L’important est d’avoir une foi tournée vers la réalisation de kosen rufu. Quand nous déployons des efforts sincères pour kosen rufu, nous n’avons pas le temps de nous quereller. Nichiren réprimande à maintes reprises les pratiquants qui sont assez insensés pour se quereller sous les yeux de l’ennemi. Il compare cela à l’attitude de « la bécassine et du crustacé », que le pêcheur attrape ensemble tant ils sont empêtrés dans leur lutte (cf. WND-II, 914). Nous devrions pouvoir nous parler et discuter de tout avec franchise, en nous fondant sur notre engagement commun pour kosen rufu.

Quelle que soit la situation, le dialogue constitue une démarche positive. Dialoguer construit la solidarité et crée la cohésion. Refuser d’engager le dialogue est néfaste en ce sens que cela peut devenir un élément de division et de destruction. Il convient donc de se rencontrer pour dialoguer. Il est tout à fait naturel d’avoir parfois un point de vue différent des autres. Mais le dialogue fait naître la confiance, même parmi ceux qui ne sont pas d’accord. Dans la société aussi, le dialogue représente le fondement de la paix, tandis que le rejet du dialogue ouvre la porte au conflit et à la guerre.

Nichiren exhortait toujours ses disciples à engager le dialogue et à développer l’unité selon le principe de « différents par le corps, un en esprit ». Il écrit : « […] même un inconnu, si vous lui ouvrez votre cœur, peut avoir le désir de donner sa vie pour vous. » (Écrits, 448) ; et « Invitez instamment tous les pratiquants de Suruga [la région dans laquelle se situe Atsuhara] à rester unis dans leur foi ! » (WND-II, 572) On trouve en effet de nombreuses déclarations à ce sujet dans les écrits de Nichiren.

Il écrit aussi : « Vous devriez toujours parler ensemble pour vous libérer des souffrances des naissances et des morts et atteindre la terre pure du pic de l’Aigle, où, en vous approuvant mutuellement, vous parlerez d’un même esprit. » (Écrits, 919)

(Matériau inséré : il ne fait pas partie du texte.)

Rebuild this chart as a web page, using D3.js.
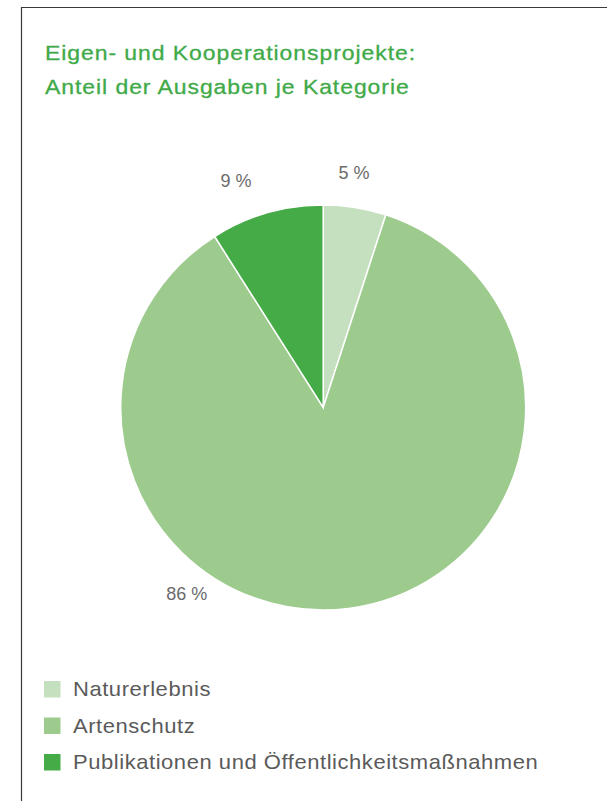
<!DOCTYPE html>
<html>
<head>
<meta charset="utf-8">
<script src="https://cdn.jsdelivr.net/npm/d3@7"></script>
<style>
  html, body { margin: 0; padding: 0; background: #fff; }
  svg { display: block; }
</style>
</head>
<body>
<svg id="chart" width="607" height="801"></svg>
<script>
// ---- data ----
const categories = ["Naturerlebnis", "Artenschutz", "Publikationen und Öffentlichkeitsmaßnahmen"];
const values = [5, 86, 9];
const valueLabels = ["5 %", "86 %", "9 %"];
const titleLines = ["Eigen- und Kooperationsprojekte:", "Anteil der Ausgaben je Kategorie"];

// ---- layout / style ----
const colors = ["#c5e0bf", "#9dcb8e", "#45ab46"];
const W = 607, H = 801;
const cx = 323.2, cy = 407.5, R = 202.5;
// label placement per slice: angle (deg, clockwise from top) and radius
const labelAngles = [7.5, 216.2, -21];
const labelRadii = [236.5, 231, 243];
const FONT = "Liberation Sans, Arial, Helvetica, sans-serif";

const svg = d3.select("#chart");

// frame
svg.append("path")
  .attr("d", `M21.5,${H} L21.5,7.5 L${W},7.5`)
  .attr("fill", "none")
  .attr("stroke", "#3a3a3a")
  .attr("stroke-width", 1.2);

// title
svg.selectAll("text.title")
  .data(titleLines)
  .enter().append("text")
  .attr("class", "title")
  .attr("transform", (d, i) => `translate(45,${59.5 + i * 34}) scale(1.12,1)`)
  .attr("font-family", FONT)
  .attr("font-size", 20.5)
  .attr("letter-spacing", 0.85)
  .attr("fill", "#40aa48")
  .attr("stroke", "#40aa48")
  .attr("stroke-width", 0.3)
  .text(d => d);

// pie
const pie = d3.pie().sort(null).value(d => d)(values);
const arc = d3.arc().innerRadius(0).outerRadius(R);
const g = svg.append("g").attr("transform", `translate(${cx},${cy})`);
g.selectAll("path")
  .data(pie)
  .enter().append("path")
  .attr("d", arc)
  .attr("fill", (d, i) => colors[i])
  .attr("stroke", "#fff")
  .attr("stroke-width", 1.5);

// value labels
g.selectAll("text.val")
  .data(pie)
  .enter().append("text")
  .attr("class", "val")
  .attr("x", (d, i) => labelRadii[i] * Math.sin(labelAngles[i] * Math.PI / 180))
  .attr("y", (d, i) => -labelRadii[i] * Math.cos(labelAngles[i] * Math.PI / 180))
  .attr("text-anchor", "middle")
  .attr("dominant-baseline", "central")
  .attr("font-family", FONT)
  .attr("font-size", 18)
  .attr("fill", "#6b6b6b")
  .text((d, i) => valueLabels[i]);

// legend
const leg = svg.append("g").attr("transform", "translate(44,681)");
const rows = leg.selectAll("g")
  .data(categories)
  .enter().append("g")
  .attr("transform", (d, i) => `translate(0,${i * 36.5})`);
rows.append("rect")
  .attr("width", 16.5).attr("height", 16.5)
  .attr("fill", (d, i) => colors[i]);
rows.append("text")
  .attr("transform", "translate(29,8) scale(1.1,1)")
  .attr("dominant-baseline", "central")
  .attr("font-family", FONT)
  .attr("font-size", 20)
  .attr("letter-spacing", 0.5)
  .attr("fill", "#5a5a5a")
  .text(d => d);
</script>
</body>
</html>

En fin de compte, les liens entre amis pratiquants, qui ont agi ensemble pour faire avancer kosen rufu, sont éternels. Il vous arrive peut-être parfois de penser : « Une vie entière avec cette personne, ça suffit largement ! » Mais l’important est de continuer d’œuvrer avec de telles personnes afin de radicalement transformer notre état de vie. Comme Nichiren l’écrit : « Vous vous êtes lié à un ami dans la chambre des orchidées et vous vous êtes redressé comme l’armoise poussant parmi le chanvre2. » (Écrits, 25) Le fait est que les gens changent. Et, si nous ne changions par pour le meilleur, quel serait l’intérêt de notre pratique bouddhique ? Nichiren déclare aussi : « La colombe s’est changée en épervier, le moineau en palourde3. » (Ibid.)

En tant qu’amis pratiquants qui gardent la Loi merveilleuse, nous devons absolument nous respecter mutuellement. Nous devons nous encourager tout en allant de l’avant sur la longue et périlleuse voie de kosen rufu. Nous devons avancer dans l’unité, selon le principe de « différents par le corps, un en esprit », en étant des « amis de bien » les uns pour les autres.

D’après Gosho no sekai (Le Monde du Gosho), vol. 1, publié en japonais en juin 2003

La sagesse pour créer le bonheur et la paix est une compilation des écrits de Daisaku Ikeda sur une base thématique.

  • *1Ryokan : également connu sous le nom de Ninsho, Ryokan était un moine de l’école Shingon-Ritsu au Japon. Sous le patronage du clan Hojo, il devint le moine principal du temple Gokuraku-ji à Kamakura. En s’attirant les faveurs de représentants du gouvernement, il obtint des postes importants et lucratifs. Hostile à Nichiren, il a activement conspiré avec les autorités pour faire persécuter ce dernier, ainsi que ses disciples.
  • *2« Un ami dans la chambre des orchidées » désigne une personne de vertu. Cela signifie que la compagnie d’une telle personne de vertu exerce une bonne influence, comme le fait d’entrer dans une pièce remplie d’orchidées nous imprègne de leur parfum. On dit par ailleurs que, lorsque l’armoise est soutenue par le chanvre, elle pousse droit.
  • *3Ces expressions provenant de la littérature chinoise ancienne illustrent l’idée de changements radicaux.